Charles V, the Holy Roman Emperor at the time (1521), invited Martin Luther to the Diet of Worms (an assembly).

At first, Charles V referred to Luther's 95 theses as "an argument between monks" and maintained cordiality with Luther.

Later, Charles V would outlaw Luther and his followers, the Protestant Lutherans.

During periods of Protestant turmoil such as the 1524-1526 Peasant's Revolt and the 1531 formation of an alliance of Protestant German princes, Charles V delegated his power to his brother Ferdinand while he focused on other problems in the empire.

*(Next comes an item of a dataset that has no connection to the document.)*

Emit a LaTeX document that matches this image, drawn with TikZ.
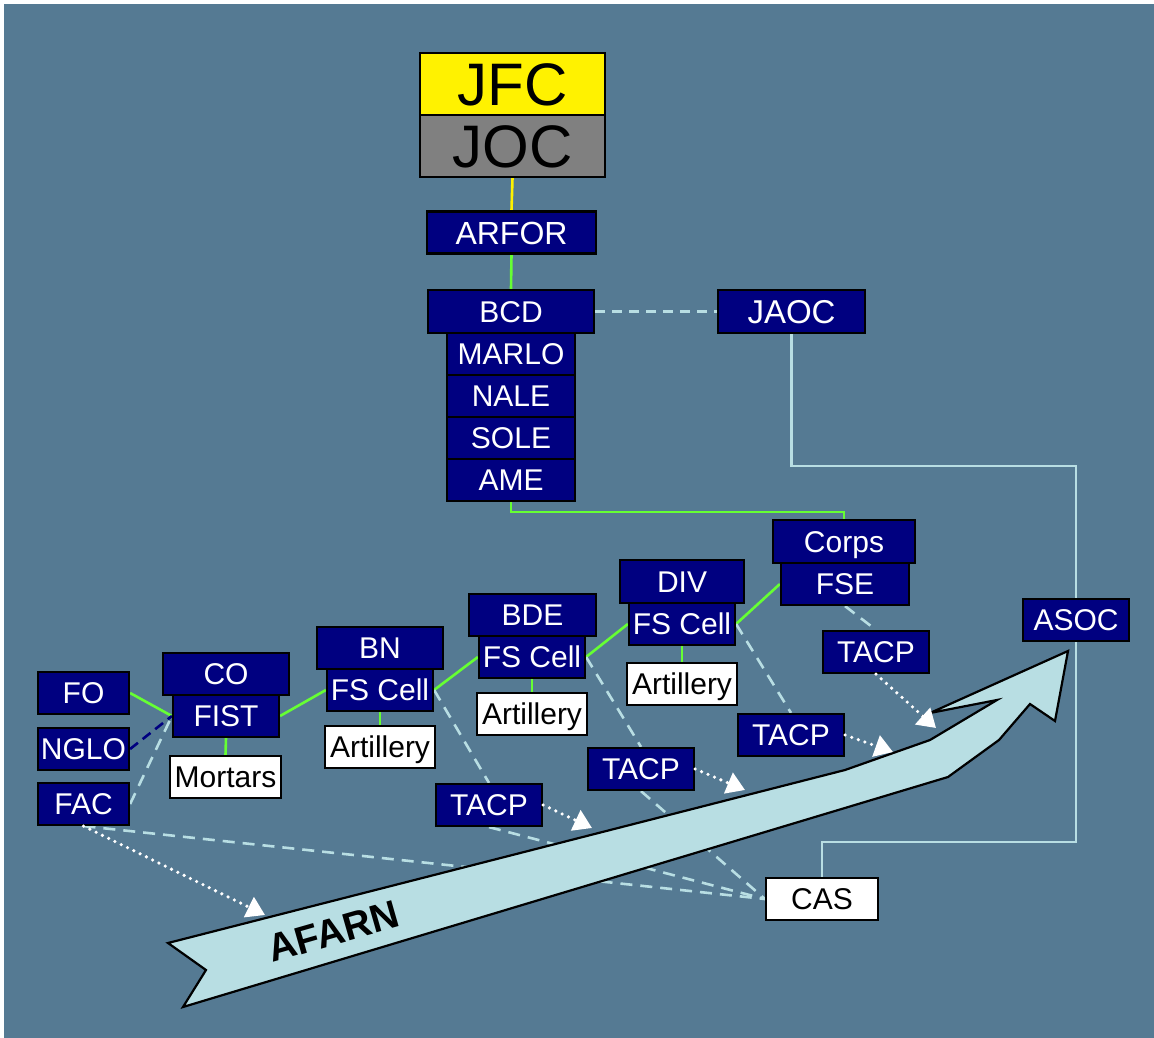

From Wikipedia: "In 1545, the opening of the Council of Trent began the Counter-Reformation, and Charles won to the Catholic cause some of the princes of the Holy Roman Empire. In 1546 (the year of Luther's natural death), he outlawed the Schmalkaldic League (which had occupied the territory of another prince). He drove the League's troops out of southern Germany and at the Battle of Mühlberg defeated John Frederick, Elector of Saxony and imprisoned Philip of Hesse in 1547. At the Augsburg Interim in 1548 he created an interim solution giving certain allowances to Protestants until the Council of Trent would restore unity. However, Protestants mostly resented the Interim and some actively opposed it. Protestant princes, in alliance with Henry II of France, rebelled against Charles in 1552, which caused Charles to retreat to the Netherlands."